Wednesday, January 9, 2008

Knocking on death row's door


As the U.S. Supreme Court weighs the latest challenge to the constitutionality of the death penalty, specifically the administration of lethal injections, one thing is clear: for death row inmates, there is no way to die - by hanging, firing squad, electrocution, lethal injection - that is not "cruel and unusual," as proscribed by the Constitution.

Rest assured, so long as states utilize the death penalty - and 36 of them do - convicted killers will legally fight whichever method is employed.

That battle was revisited on Monday in Washington with arguments in a Kentucky case, yet the inmates' advocates appeared to generate little sympathy among the justices, news reports say.

So, this case will likely do little to cause the Supreme Court to change the legal status of capital punishment. But in handing down its ruling, the high court can dispel some lingering and troubling aspects of lethal injections that were addressed in Florida last year after objections raised in Marion County by former Judge Carven Angel.

Angel heard a challenge brought by Ian Deco Lightbourne, convicted in the 1981 slaying of horsewoman Nancy O'Farrell, after the state wanted a thorough investigation of its lethal injection procedures. Former Gov. Jeb Bush initiated that review after the fatal concoction administered to inmate Angel Diaz took 34 minutes to end his life, about twice the usual time.

Angel ultimately decided that Diaz's execution was not botched, as death penalty opponents maintained, and that his death was "painless and humane."

Despite his findings, though, Angel was a catalyst for changes in Florida's death penalty regulations, helping bring some much-needed transparency to the process, which the U.S. Supreme Court should pass along to the rest of the country.

Dissatisfied with the state's initial changes following the Diaz controversy, the judge wanted procedures "consistent with evolving notions of the decency of man."

He pushed the state to spell out precisely the training, experience and minimum qualifications of each person involved with the execution team; to have the Department of Corrections secretary provide a warden with a list of qualified people to carry out the sentence; to grant the execution team the authority to speak out about problems and stop the execution, if necessary; and to force the DOC to certify that its equipment works properly, and that the team is qualified to handle the execution.

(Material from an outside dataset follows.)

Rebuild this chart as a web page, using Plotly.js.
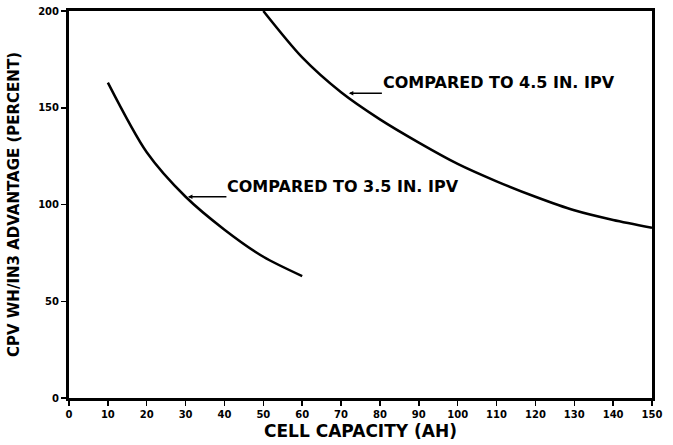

The DOC largely complied, rewriting its protocols to add criteria for selecting execution team members and training requirements, including that certain members must be state-certified medical professionals, such as doctors, nurses and paramedics. The state's revised version also mandated reviewing death penalty procedures at least once every two years.

Death penalty states have fought changes on the grounds that more clarity and public scrutiny would compromise prison security and the safety of personnel. Perhaps. We will concede, however, that there is little value in specifically identifying the executioner.

Still, it is difficult to see the harm in telling states to reveal the training, qualifications and duties of each execution team member, and what steps they take during the process. Moreover, the public should know what drugs are used in lethal injections and in what dosages.

The Los Angeles Times reported on Monday that in the aforementioned Kentucky case now before the nation's high court five veterinarians filed court papers saying the amount of pain killer in the three-drug lethal cocktail given to death row inmates there did not meet the state's minimum standards for humanely euthanizing animals.

Death penalty proponents often express apathy or open hostility at such complaints, suggesting that killers showed little concern for the suffering of their victims and are undeserving of mercy. We heard it here in the Lightbourne case and understand such sentiments.

Yet when the government takes human life, it does so in the name of all its citizens. And as long as the death penalty remains the law of the land, and it will be such for the foreseeable future, we have a duty to ensure that we remain "consistent with evolving notions of the decency of man," as Judge Angel wrote. Whatever their crimes, we ought to be able to put them to death with more regard than we would a dog.